Finalists unveil artwork proposals for new Mountlake Terrace Civic Campus

A crowd gathered in the Mountlake Terrace Library Thursday night to see renderings and hear presentations from four Pacific Northwest artists who are finalists for creating public art at the city’s new Civic Campus.

Assistant City Manager Stephen Clifton told those gathered that all four of the artist proposals specify that their art would be located in the future Town Center Park/Plaza, which will be between the new city hall and 232nd Street Southwest and 58th Avenue West.

Among those attending Thursday’s presentation were members of the Mountlake Terrace Arts Advisory Commission and selection panel.

Under city policy, the Civic Campus redevelopment project — which includes a new city hall, police station addition and park/plaza area —  requires that 1 percent of the construction budget fund visual art.

The four artist finalists were selected to present their designs to the community following an extensive Call for Artists process. Artists were tasked with utilizing innovative methods to create installations that help enliven and activate the Civic Campus, and take into account the architecture of building renderings and design of the park/plaza. All four artists have been called to create an iconic image for Mountlake Terrace, unique to the setting.

A final recommendation by an artists selection panel will be forwarded to the Mountlake Terrace Arts Commission, which will then make a recommendation to the city council for consideration.

Here’s a summary of each artwork proposal, with links in each to full written presentations and renderings:

Anderson Studios rendering.

Andersen Studios proposes a piece “inspired by the history of Mountlake Terrace, and thematic design elements of the campus redevelopment. The artwork is intended to expresses a timeless quality, referencing the mid-century development and incorporation of the city.”

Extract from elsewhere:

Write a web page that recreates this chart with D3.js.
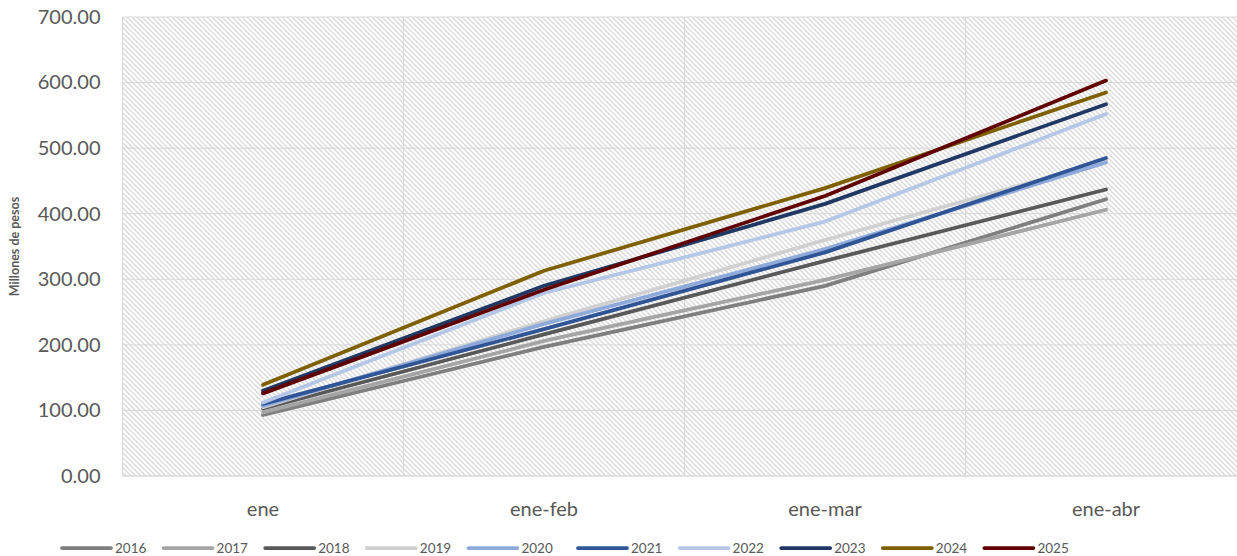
<!DOCTYPE html>
<html>
<head>
<meta charset="utf-8">
<script src="https://cdn.jsdelivr.net/npm/d3@7"></script>
<style>
  html, body { margin: 0; padding: 0; background: #ffffff; }
  svg { display: block; }
  text { font-family: Lato, "Open Sans", sans-serif; }
</style>
</head>
<body>
<svg id="chart" width="1237" height="556"></svg>
<script>
const categories = ["ene", "ene-feb", "ene-mar", "ene-abr"];
const years = ["2016", "2017", "2018", "2019", "2020", "2021", "2022", "2023", "2024", "2025"];
const v2016 = [93, 197, 290, 422];
const v2017 = [97, 206, 299, 406];
const v2018 = [103, 216, 328, 437];
const v2019 = [105, 236, 360, 480];
const v2020 = [107, 232, 346, 478];
const v2021 = [110, 224, 341, 485];
const v2022 = [112, 279, 388, 552];
const v2023 = [130, 290, 415, 567];
const v2024 = [139, 313, 439, 585];
const v2025 = [126, 284, 427, 603];
const yTicks = [0, 100, 200, 300, 400, 500, 600, 700];
const colors = ["#7f7f7f", "#a5a5a5", "#595959", "#d0d0d0", "#8eaadb", "#2f5597", "#b4c7e7", "#203864", "#7f6000", "#600000"];

const seriesValues = [v2016, v2017, v2018, v2019, v2020, v2021, v2022, v2023, v2024, v2025];
const series = years.map((yr, i) => ({ name: yr, values: seriesValues[i], color: colors[i] }));

const svg = d3.select("#chart");
const pLeft = 122.5, pRight = 1246.5, pTop = 17, pBottom = 476;

const x = d3.scaleBand().domain(categories).range([pLeft, pRight]).padding(0);
const y = d3.scaleLinear().domain([0, 700]).range([pBottom, pTop]);

// pattern
const defs = svg.append("defs");
const pat = defs.append("pattern")
  .attr("id", "hatch").attr("patternUnits", "userSpaceOnUse")
  .attr("width", 5).attr("height", 5);
pat.append("rect").attr("width", 5).attr("height", 5).attr("fill", "#ffffff");
pat.append("path")
  .attr("d", "M0,0 L5,5 M-1,4 L1,6 M4,-1 L6,1")
  .attr("stroke", "#dadada").attr("stroke-width", 1.4);

svg.append("rect")
  .attr("x", pLeft).attr("y", pTop)
  .attr("width", pRight - pLeft).attr("height", pBottom - pTop)
  .attr("fill", "url(#hatch)");

// horizontal gridlines
svg.append("g").selectAll("line").data(yTicks.filter(d => d > 0)).join("line")
  .attr("x1", pLeft).attr("x2", pRight)
  .attr("y1", d => y(d)).attr("y2", d => y(d))
  .attr("stroke", "#d9d9d9").attr("stroke-width", 1);

// vertical gridlines at category boundaries
svg.append("g").selectAll("line").data(categories).join("line")
  .attr("x1", d => x(d)).attr("x2", d => x(d))
  .attr("y1", pTop).attr("y2", pBottom)
  .attr("stroke", "#d9d9d9").attr("stroke-width", 1);

// x axis line
svg.append("line")
  .attr("x1", pLeft).attr("x2", pRight)
  .attr("y1", pBottom).attr("y2", pBottom)
  .attr("stroke", "#d9d9d9").attr("stroke-width", 1.5);

// y tick labels
const yAxis = d3.axisLeft(y).tickValues(yTicks).tickFormat(d3.format(".2f")).tickSize(0).tickPadding(22);
const gy = svg.append("g").attr("transform", `translate(${pLeft},0)`).call(yAxis);
gy.select(".domain").remove();
gy.selectAll("text")
  .attr("font-family", "Lato, 'Open Sans', sans-serif")
  .attr("font-size", 20).attr("fill", "#595959");

// x tick labels
const xAxis = d3.axisBottom(x).tickSize(0).tickPadding(26);
const gx = svg.append("g").attr("transform", `translate(0,${pBottom})`).call(xAxis);
gx.select(".domain").remove();
gx.selectAll("text")
  .attr("font-family", "Lato, 'Open Sans', sans-serif")
  .attr("font-size", 20).attr("fill", "#595959");

// y title
svg.append("text")
  .attr("transform", `translate(19,${(pTop + pBottom) / 2}) rotate(-90)`)
  .attr("text-anchor", "middle")
  .attr("font-size", 12.5).attr("font-weight", "bold").attr("fill", "#595959")
  .text("Millones de pesos");

// lines
const line = d3.line()
  .x((d, i) => x(categories[i]) + x.bandwidth() / 2)
  .y(d => y(d));

svg.append("g").selectAll("path").data(series).join("path")
  .attr("d", d => line(d.values))
  .attr("fill", "none")
  .attr("stroke", d => d.color)
  .attr("stroke-width", 3.75)
  .attr("stroke-linejoin", "round")
  .attr("stroke-linecap", "round");

// legend
const legend = svg.append("g");
const lg = legend.selectAll("g").data(series).join("g")
  .attr("transform", (d, i) => `translate(${62 + i * 101.6 + (i >= 5 ? 8 : 0)},548)`);
lg.append("line")
  .attr("x1", 0).attr("x2", 49).attr("y1", 0).attr("y2", 0)
  .attr("stroke", d => d.color).attr("stroke-width", 3.75)
  .attr("stroke-linecap", "round");
lg.append("text")
  .attr("x", 53).attr("y", 0).attr("dy", "0.36em")
  .attr("font-size", 13.5).attr("fill", "#595959")
  .text(d => d.name);
</script>
</body>
</html>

Made of mixed metals and tempered glass, terraced pillars ascend upward, inspired by the roofline that “speaks to the city’s bright future,” the proposal notes. The pillars support three circular windows created in stainless steel and colored tempered glass. The artwork will utilize the continually changing natural light, projecting color and shadow across the architectural features and landscape of the plaza.

The height of the artwork will be determined by the final sighting of the installation, respecting the scale of surrounding architecture, landscape and sight lines.

CJ Rench rendering.

C.J. Rench proposes a project titled “Mountlake Natives,” with sculpture designs inspired by native grasses from the Mountlake Terrace area. “The final two designs will have a grouping of three grasses in a variety of heights, branches and leaves,” the proposal states, adding that the groups can be installed on street corners against a wall or even in one of the open areas.

“The colors, size and scale will create a big artistic impact with a total of six individual sculptures between 16 – 25 feet tall, welcoming all to this wonderful new park/plaza,” the proposal adds.

Materials would be stainless steel and mild steel. Using mild steel that is set to naturally patina or rust, combined with both stainless steel and acrylic leaves, “creates a durable, maintenance-free, climate-appropriate year round sculpture for Mountlake Terrace,” the proposal says.


Dardi Troen rendering

Artist Dardi Troen proposes a piece that defines the personality of the plaza and create a signifier that welcomes and engages the Mountlake Terrace community to this centralized civic location.

“The artwork we envision is inherently fun and inspires engagement and interaction. It’s an invitation to passersby to interact and play in safe and unexpected ways,” the proposal states.

“Taking cues from the natural surroundings of the Pacific Northwest, each character would have its own distinct hue with
a secondary pop of metallic gold and sprinkle of brightly colored glass,” the proposal adds.

Louise McDowell figures

Louise McDowell proposes three-dimensional figures that reflect the family-oriented spirit of Mountlake Terrace and the community’s diversity and the “Circle of Life.”

The three life-sized, cast bronze groupings are aimed at visually demonstrating “the value of coming together as a community,” “the importance of a gathering place,” and the “generational impacts on the growth of the community and its members,” the proposal states.

The sculptures “will add visual interest to the Plaza,” the proposal adds.